We’ve already had a look at Mercedes’ next-generation 4-cylinder engines, which feature a 2.0-liter displacement and conventional inline-4 design. They’ve already started appearing in some diesel models overseas. They are lighter and more compact to predecessor units, thanks mostly to aluminum construction.
They also get a 48-volt belt-driven starter generator (RSG) that replaces the traditional start motor and generator (commonly referred to as an alternator). The more powerful setup compared to a conventional starter motor makes the engine start more smoothly, which is important for start-start applications. The RSG can also aid the engine during high-load situations and can recapture engine more efficiently. It also enables coasting with the engine switched off.
The new inline-4 engines are capable of delivering approximately 134 horsepower per liter of displacement, meaning a potential peak output of around 268 hp.
As mentioned earlier, the 6-cylinder engines adopt an inline-6 configuration, with a 3.0-liter displacement.

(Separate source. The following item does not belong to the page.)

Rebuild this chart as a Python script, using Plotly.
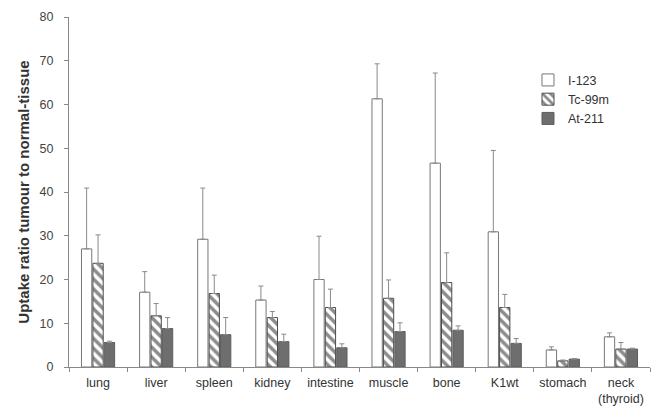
import plotly.graph_objects as go

categories = ["lung", "liver", "spleen", "kidney", "intestine", "muscle", "bone", "K1wt", "stomach", "neck<br>(thyroid)"]
series_names = ["I-123", "Tc-99m", "At-211"]

i123_values = [27.0, 17.1, 29.2, 15.3, 20.0, 61.3, 46.6, 30.9, 3.9, 6.9]
i123_err = [13.9, 4.7, 11.7, 3.2, 9.9, 8.0, 20.6, 18.6, 0.7, 0.9]

tc99m_values = [23.7, 11.7, 16.8, 11.3, 13.6, 15.7, 19.3, 13.6, 1.4, 4.1]
tc99m_err = [6.5, 2.8, 4.2, 1.4, 4.2, 4.2, 6.8, 3.0, 0.2, 1.5]

at211_values = [5.6, 8.8, 7.4, 5.8, 4.4, 8.1, 8.4, 5.4, 1.8, 4.1]
at211_err = [0.3, 2.5, 3.9, 1.7, 0.9, 2.0, 1.0, 1.1, 0.1, 0.2]

y_ticks = [0, 10, 20, 30, 40, 50, 60, 70, 80]

err_style = dict(type="data", symmetric=False, color="#8a8a8a", thickness=1, width=2.5)

fig = go.Figure()
fig.add_trace(go.Bar(
    name=series_names[0], x=categories, y=i123_values,
    marker=dict(color="white", line=dict(color="#777777", width=1)),
    error_y=dict(array=i123_err, arrayminus=[0] * len(i123_err), **err_style),
))
fig.add_trace(go.Bar(
    name=series_names[1], x=categories, y=tc99m_values,
    marker=dict(color="white", line=dict(color="#4a4a4a", width=1),
                pattern=dict(shape="\\", fgcolor="#1a1a1a", bgcolor="white", size=7, solidity=0.5)),
    error_y=dict(array=tc99m_err, arrayminus=[0] * len(tc99m_err), **err_style),
))
fig.add_trace(go.Bar(
    name=series_names[2], x=categories, y=at211_values,
    marker=dict(color="#6e6e6e", line=dict(color="#5e5e5e", width=1)),
    error_y=dict(array=at211_err, arrayminus=[0] * len(at211_err), **err_style),
))

fig.update_layout(
    width=666, height=407,
    margin=dict(l=61, r=24, t=9, b=48),
    paper_bgcolor="white", plot_bgcolor="white",
    barmode="group", bargap=0.41, bargroupgap=0.1,
    font=dict(family="Liberation Sans, Arial, sans-serif", color="#333333", size=12),
    legend=dict(x=0.79, y=0.862, xanchor="left", yanchor="top",
                bgcolor="rgba(0,0,0,0)", font=dict(size=12.5, color="#333333"),
                tracegroupgap=0, itemwidth=30),
    showlegend=True,
)
fig.update_xaxes(
    showline=True, linecolor="#888888", linewidth=1,
    ticks="outside", tickson="boundaries", ticklen=4, tickcolor="#888888",
    tickfont=dict(size=12.5, color="#333333"), ticklabelstandoff=4, tickangle=0,
    automargin=False,
    showgrid=False, zeroline=False,
)
fig.update_yaxes(
    range=[0, 80], tickvals=y_ticks, showline=True, linecolor="#888888", linewidth=1,
    ticks="outside", ticklen=4, tickcolor="#888888",
    tickfont=dict(size=12.5, color="#444444"), ticklabelstandoff=8,
    automargin=False,
    showgrid=False, zeroline=False,
    title=dict(text="<b>Uptake ratio tumour to normal-tissue</b>", font=dict(size=15, color="#333333"), standoff=6),
)

fig.write_html("out.html")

They also benefit from electric compressors and an integrated starter generator (ISG). Audi was the first with an electric compressor, launching the technology in 2016 in the SQ7 TDI. Electric compressors, as the name suggests, relies on an electric motor to spin a compressor wheel and help supply boost pressure for turbocharged engines at low rpm. The electric compressor accelerates to 70,000 rpm within 300 milliseconds, ensuring an extremely spontaneous reaction from the engine. The result is strong engine response with no turbo lag.
The ISG is similar to the RSG but even more powerful. Instead of a standard starter and generator, the ISG replaces these with a single, powerful starter generator sandwiched between the engine and transmission. The starter generator can now assist the internal combustion engine, for example when moving off the line or under high-load situations, and under braking it can recover energy. This recovered energy can be used not only for aiding acceleration but also to power ancillary features such as the air conditioner, engine cooling systems, and in-car entertainment systems.
Mercedes says the ISG can add a 20 horsepower and 162 pound-feet of torque boost during high-load situations. The automaker boasts that the overall result is a 6-cylinder that offers the performance of an 8-cylinder. No numbers have been confirmed but Mercedes says to expect over 408 hp and 368 lb-ft.
Mercedes’ new 8-cylinder engines are essentially tamer versions of the familiar twin-turbocharged 4.0-liter V-8 developed by Mercedes-AMG. The engines replace Mercedes’ existing 4.7-liter V-8s and should deliver over 476 hp and 516 lb-ft of torque for cars with "550" trim.
The key improvements here are lower displacement and cylinder deactivation. The latter relies on the interplay between engine control and actuators on the cylinder head, with the engine able to “switch off” four cylinders during low load situations by leaving the intake and exhaust valves (for cylinders 2, 3, 5 and 8) in a closed position. At the same time, the fuel supply and ignition are deactivated, so that no unburned mixture is left in the deactivated combustion chamber.
As mentioned, the next-generation engines, at least for the U.S. market, will appear in an updated S-Class.